Mortgage rates in the US fell for the first time in six weeks, while sticking close to a two-decade high.
The average for a 30-year, fixed loan slipped to 7.18%, Freddie Mac said in a statement Thursday. Last week, rates hit 7.23%, the highest level since May 2001.
It’s just a slight break for house hunters struggling to afford a purchase in a market that’s starved of listings.
In one potential bright spot, the number of newly listed homes in the US climbed 3.5% in August from July, according to a report by Realtor.com that called the increase “seasonally unusual.”
While inventory continues to be in short supply, the uptick is “hopefully signaling a return in seller activity heading toward the fall season, which typically is the best time to buy a home,” Chief Economist Danielle Hale and Economic Data Manager Sabrina Speianu said in the report.
Jobless claims inch down
U.S. applications for unemployment benefits fell slightly last week as companies held on to employees in an economy that has largely withstood rapidly rising interest rates, intended to cool hiring and spending, for more than a year.

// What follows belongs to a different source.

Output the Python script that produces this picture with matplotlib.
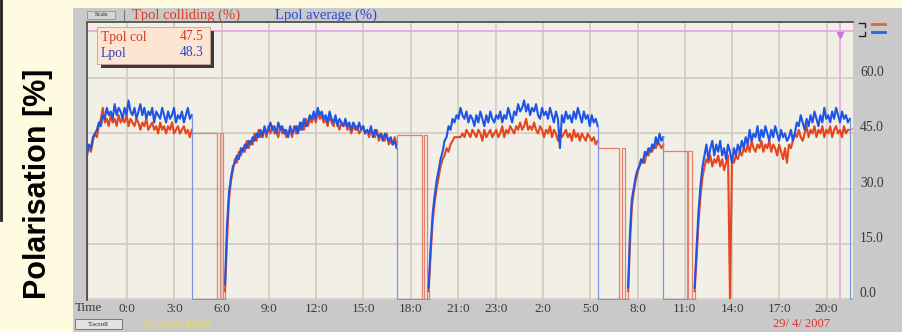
import numpy as np
import matplotlib.pyplot as plt
from matplotlib.patches import Rectangle
from matplotlib.lines import Line2D
from matplotlib.transforms import ScaledTranslation

# time spans (hours) of the beam fills; both polarimeter channels share them
fill_spans = [(-2.54, 4.11), (6.22, 17.11), (19.14, 29.87), (31.80, 34.03), (36.02, 45.87)]

# Lpol average (%) during each fill
lpol_fills = [
    [39, 42, 41, 44, 45, 46, 48, 47, 50, 49,
     52, 50, 51, 49, 53, 50, 52, 51, 49, 52,
     50, 54, 51, 50, 52, 49, 51, 53, 50, 52,
     49, 51, 50, 52, 48, 51, 50, 49, 52, 50,
     48, 51, 49, 50, 52, 48, 50, 49, 51, 48,
     50, 52, 49, 50],
    [4, 20, 29, 33, 36, 37, 39, 38, 41, 40, 42, 41,
     43, 42, 44, 43, 45, 44, 46, 44, 47, 45, 46, 48,
     46, 47, 45, 48, 46, 47, 45, 46, 44, 47, 45, 46,
     47, 45, 48, 46, 49, 47, 48, 50, 49, 51, 49, 52,
     50, 51, 49, 50, 48, 51, 49, 48, 50, 47, 49, 48,
     47, 49, 47, 48, 46, 48, 47, 46, 48, 46, 47, 45,
     46, 45, 47, 44, 46, 45, 44, 45, 43, 45, 44, 43,
     44, 42, 43, 41],
    [3, 14, 23, 28, 32, 35, 38, 40, 43, 44, 47, 46,
     49, 48, 50, 49, 52, 50, 49, 51, 48, 50, 49, 47,
     50, 48, 51, 49, 47, 50, 48, 51, 49, 48, 50, 49,
     51, 48, 50, 49, 52, 50, 48, 51, 50, 53, 51, 52,
     54, 51, 53, 50, 52, 51, 53, 50, 49, 52, 50, 51,
     49, 52, 50, 48, 51, 49, 41, 50, 48, 51, 49, 50,
     48, 51, 49, 52, 50, 48, 51, 49, 50, 47, 50, 48,
     49, 47],
    [3, 18, 27, 30, 33, 35, 36, 38, 37, 40, 39, 41, 40, 42, 41, 44, 42, 45, 43, 44],
    [3, 14, 24, 31, 36, 39, 42, 38, 41, 43, 39, 42,
     40, 43, 39, 41, 38, 42, 40, 37, 41, 39, 42, 40,
     43, 41, 44, 42, 46, 43, 45, 44, 47, 43, 46, 44,
     47, 45, 43, 46, 44, 47, 45, 43, 46, 44, 45, 43,
     44, 46, 43, 45, 48, 47, 50, 48, 46, 49, 47, 50,
     48, 51, 49, 47, 50, 48, 52, 49, 50, 48, 51, 49,
     52, 50, 48, 51, 49, 50, 48, 49],
]

# Tpol colliding (%) during each fill
tpol_fills = [
    [40, 41, 40, 43, 45, 44, 47, 49, 52, 48,
     49, 47, 50, 48, 49, 47, 50, 48, 49, 48,
     50, 47, 49, 48, 47, 49, 48, 46, 48, 47,
     49, 46, 47, 48, 46, 47, 45, 48, 46, 47,
     45, 47, 46, 48, 45, 46, 47, 45, 46, 47,
     45, 46, 44, 46],
    [2, 16, 27, 32, 35, 38, 37, 40, 39, 41, 40, 43,
     41, 43, 42, 45, 43, 46, 44, 45, 46, 44, 47, 45,
     47, 45, 46, 44, 47, 45, 46, 44, 45, 46, 44, 47,
     45, 47, 46, 48, 46, 49, 47, 49, 48, 50, 48, 51,
     49, 50, 48, 49, 47, 50, 48, 47, 49, 48, 46, 48,
     47, 48, 46, 47, 45, 47, 46, 47, 45, 46, 47, 45,
     46, 44, 46, 45, 44, 46, 43, 45, 44, 43, 45, 42,
     43, 42, 44, 42],
    [2, 12, 21, 26, 30, 33, 36, 38, 39, 41, 40, 42,
     43, 44, 44, 44, 44, 45, 44, 46, 45, 44, 46, 45,
     44, 46, 45, 43, 46, 44, 45, 46, 44, 45, 46, 44,
     45, 47, 44, 46, 45, 47, 46, 45, 47, 46, 48, 46,
     47, 49, 46, 47, 46, 48, 46, 45, 47, 46, 44, 46,
     45, 47, 44, 46, 45, 43, 46, 44, 45, 46, 44, 45,
     43, 46, 44, 45, 43, 45, 44, 43, 45, 44, 43, 44,
     42, 43],
    [2, 15, 25, 29, 32, 34, 36, 37, 38, 37, 40, 39, 41, 40, 42, 41, 43, 42, 41, 42],
    [2, 11, 21, 28, 33, 36, 38, 37, 39, 36, 38, 37,
     39, 36, 38, 35, 37, 39, 0, 38, 37, 39, 38, 40,
     39, 41, 40, 42, 40, 43, 41, 40, 42, 41, 43, 40,
     42, 41, 43, 40, 42, 41, 39, 42, 40, 38, 41, 37,
     42, 41, 43, 45, 44, 46, 44, 43, 45, 47, 44, 46,
     45, 47, 44, 46, 45, 47, 44, 46, 45, 47, 44, 46,
     47, 45, 46, 44, 47, 45, 46, 46],
]

# Tpol value held between fills, and times (h) it drops to 0 / returns / drops again
tpol_hold = [45.0, 44.7, 41.1, 40.3]
tpol_dropouts = [(5.73, 5.90, 6.12), (18.69, 18.86, 19.05),
                 (31.22, 31.39, 31.58), (35.51, 35.61, 35.83)]
tpol_last = 46.3

tick_hours = [0, 3, 6, 9, 12, 15, 18, 21, 23.4, 26.4, 29.4, 32.4, 35.4, 38.4, 41.4, 44.4]
tick_labels = ['0:0', '3:0', '6:0', '9:0', '12:0', '15:0', '18:0', '21:0',
               '23:0', '2:0', '5:0', '8:0', '11:0', '14:0', '17:0', '20:0']
y_ticks = [0, 15, 30, 45, 60]
marker_level = 73.0
cursor_hour = 45.24

W, H = 903, 332
X0, X1 = -2.54, 46.07

BLUE = '#1f55e6'
RED = '#e6461e'
BLUE_GAP = '#7d95e2'
RED_GAP = '#e4806c'
SERIF = ['Liberation Serif', 'DejaVu Serif']

fig = plt.figure(figsize=(W / 100, H / 100), dpi=100)
fig.patch.set_facecolor('#fefbe0')


def fx(px):
    return px / W


def fy(py):
    return 1 - py / H


# grey window panel behind the trend display
fig.add_artist(Rectangle((fx(73), 0), 1 - fx(73), fy(8), transform=fig.transFigure,
                         facecolor='#c9c9c9', edgecolor='none', zorder=0))
fig.add_artist(Line2D([fx(1), fx(1)], [fy(0), fy(220)], color='#222222', lw=2))

ax = fig.add_axes([fx(87), fy(300), fx(853) - fx(87), fy(22) - fy(300)])
ax.set_facecolor('#f1efe6')
ax.set_xlim(X0, X1)
ax.set_ylim(-0.4, 75.4)
for s in ['right', 'bottom']:
    ax.spines[s].set_visible(False)
for s in ['top', 'left']:
    ax.spines[s].set_color('#5c5c5c')
    ax.spines[s].set_linewidth(1.4)

ax.set_xticks(tick_hours)
ax.set_xticklabels(tick_labels, fontfamily=SERIF, fontsize=9.5, color='#3a3a3a')
ax.set_yticks(y_ticks)
ax.set_yticklabels(['%.1f' % v for v in y_ticks], fontfamily=SERIF, fontsize=9.8, color='#3a3a3a')
ax.yaxis.tick_right()
ax.tick_params(axis='x', length=0, pad=2)
ax.tick_params(axis='y', length=0, pad=5)
for lab in ax.get_yticklabels():
    lab.set_transform(lab.get_transform() + ScaledTranslation(0, 7 / 100, fig.dpi_scale_trans))
ax.grid(True, color='#cdc8bd', lw=1.1)
ax.set_axisbelow(True)

# reference level and time cursor
ax.axhline(marker_level, color='#e8a8e8', lw=1.3, zorder=2)
ax.axvline(cursor_hour, color='#e8a8e8', lw=1.3, zorder=2)
ax.plot([cursor_hour], [marker_level - 1.2], marker='v', ms=5, color='#d070d8', zorder=3)

# Tpol: fills plus held value and dropouts between fills
for i, (span, vals) in enumerate(zip(fill_spans, tpol_fills)):
    t = np.linspace(span[0], span[1], len(vals))
    if i == 0:
        ax.plot([t[0], t[0]], [0, vals[0]], color=RED_GAP, lw=0.9, zorder=3)
    ax.plot(t, vals, color=RED, lw=1.5, zorder=3)
    if i < len(tpol_hold):
        d0, d1, d2 = tpol_dropouts[i]
        hold = tpol_hold[i]
        nxt = fill_spans[i + 1][0]
        gx = [span[1], span[1], d0, d1, d2, nxt]
        gy = [vals[-1], hold, 0, hold, 0, 0]
        ax.plot(gx, gy, drawstyle='steps-post', color=RED_GAP, lw=0.9, zorder=3)
        ax.plot([nxt, nxt], [0, tpol_fills[i + 1][0]], color=RED_GAP, lw=0.9, zorder=3)
    else:
        ax.plot([span[1], X1], [vals[-1], tpol_last], color=RED_GAP, lw=0.9, zorder=3)

# Lpol: fills, dropping to 0 between them
for i, (span, vals) in enumerate(zip(fill_spans, lpol_fills)):
    t = np.linspace(span[0], span[1], len(vals))
    if i == 0:
        ax.plot([t[0], t[0]], [0, vals[0]], color='#3a4f90', lw=1.4, zorder=4)
    ax.plot(t, vals, color=BLUE, lw=1.5, zorder=4)
    nxt = fill_spans[i + 1][0] if i + 1 < len(fill_spans) else X1
    ax.plot([span[1], span[1], nxt], [vals[-1], 0, 0], color=BLUE_GAP, lw=0.9, zorder=4)

# value box in the upper left corner
fig.add_artist(Rectangle((fx(101), fy(68)), fx(113), fy(0) - fy(37), transform=fig.transFigure,
                         facecolor='#3c3c3c', edgecolor='none', zorder=5))
fig.add_artist(Rectangle((fx(97), fy(64)), fx(113), fy(0) - fy(37), transform=fig.transFigure,
                         facecolor='#fde5d4', edgecolor='#c8a090', lw=0.6, zorder=6))
fig.text(fx(101), fy(37), 'Tpol col', color='#d4361f', fontsize=9.8, family=SERIF, va='center', zorder=7)
fig.text(fx(204), fy(37), '47.5', color='#d4361f', fontsize=9.8, family=SERIF, va='center', ha='right', zorder=7)
fig.text(fx(101), fy(53), 'Lpol', color='#2a45c8', fontsize=9.8, family=SERIF, va='center', zorder=7)
fig.text(fx(204), fy(53), '48.3', color='#2a45c8', fontsize=9.8, family=SERIF, va='center', ha='right', zorder=7)

# header strip
fig.add_artist(Rectangle((fx(87), fy(19)), fx(28), fy(0) - fy(8), transform=fig.transFigure,
                         facecolor='#d6d6d6', edgecolor='#8a8a8a', lw=0.5))
fig.text(fx(101), fy(15), 'Scale', fontsize=4.5, family=SERIF, ha='center', va='center', color='#222222')
fig.add_artist(Line2D([fx(124), fx(124)], [fy(10), fy(20)], color='#777777', lw=0.8))
fig.text(fx(132), fy(15), 'Tpol colliding (%)', color='#e03a28', fontsize=10.5, family=SERIF, va='center')
fig.text(fx(275), fy(15), 'Lpol average (%)', color='#2a48d0', fontsize=10.5, family=SERIF, va='center')

# channel colour keys at the top right
fig.add_artist(Line2D([fx(859), fx(865), fx(865)], [fy(23), fy(23), fy(27)], color='#222222', lw=1))
fig.add_artist(Line2D([fx(859), fx(865), fx(865)], [fy(36), fy(36), fy(32)], color='#222222', lw=1))
fig.add_artist(Line2D([fx(872), fx(885)], [fy(23.5), fy(23.5)], color='#e8604a', lw=2))
fig.add_artist(Line2D([fx(872), fx(885)], [fy(32), fy(32)], color='#3060e0', lw=2))

# bottom strip
fig.text(fx(75), fy(308), 'Time', fontsize=9.5, family=SERIF, va='center', color='#3a3a3a')
fig.add_artist(Rectangle((fx(75), fy(329)), fx(47), fy(0) - fy(10), transform=fig.transFigure,
                         facecolor='#e2e2e2', edgecolor='#6a6a6a', lw=0.6))
fig.text(fx(98), fy(324), 'T.scroll', fontsize=5, family=SERIF, ha='center', va='center', color='#222222')
fig.text(fx(143), fy(324), 'Archive Data', fontsize=9, family=SERIF, va='center', color='#f2da4c')
fig.text(fx(802), fy(324), '29/ 4/ 2007', fontsize=9, family=SERIF, ha='center', va='center', color='#e03030')

fig.text(fx(38), fy(184), 'Polarisation [%]', rotation=90, fontsize=22, fontweight='bold',
         family=['Liberation Sans', 'DejaVu Sans'], ha='center', va='center', color='black')

fig.savefig('out.png', dpi=100, facecolor=fig.get_facecolor())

The number of Americans applying for jobless benefits last fell week by 4,000, to 228,000 the week ending August 26, the Labor Department reported Thursday.
The four-week moving average of claims, which evens out some of the weekly volatility, rose by 250 to 237,500.
Early this month, the government reported that U.S. employers added 187,000 jobs in July, fewer than expected, but still a reflection of a healthy labor market. The unemployment rate dipped to 3.5%, close to a half-century low.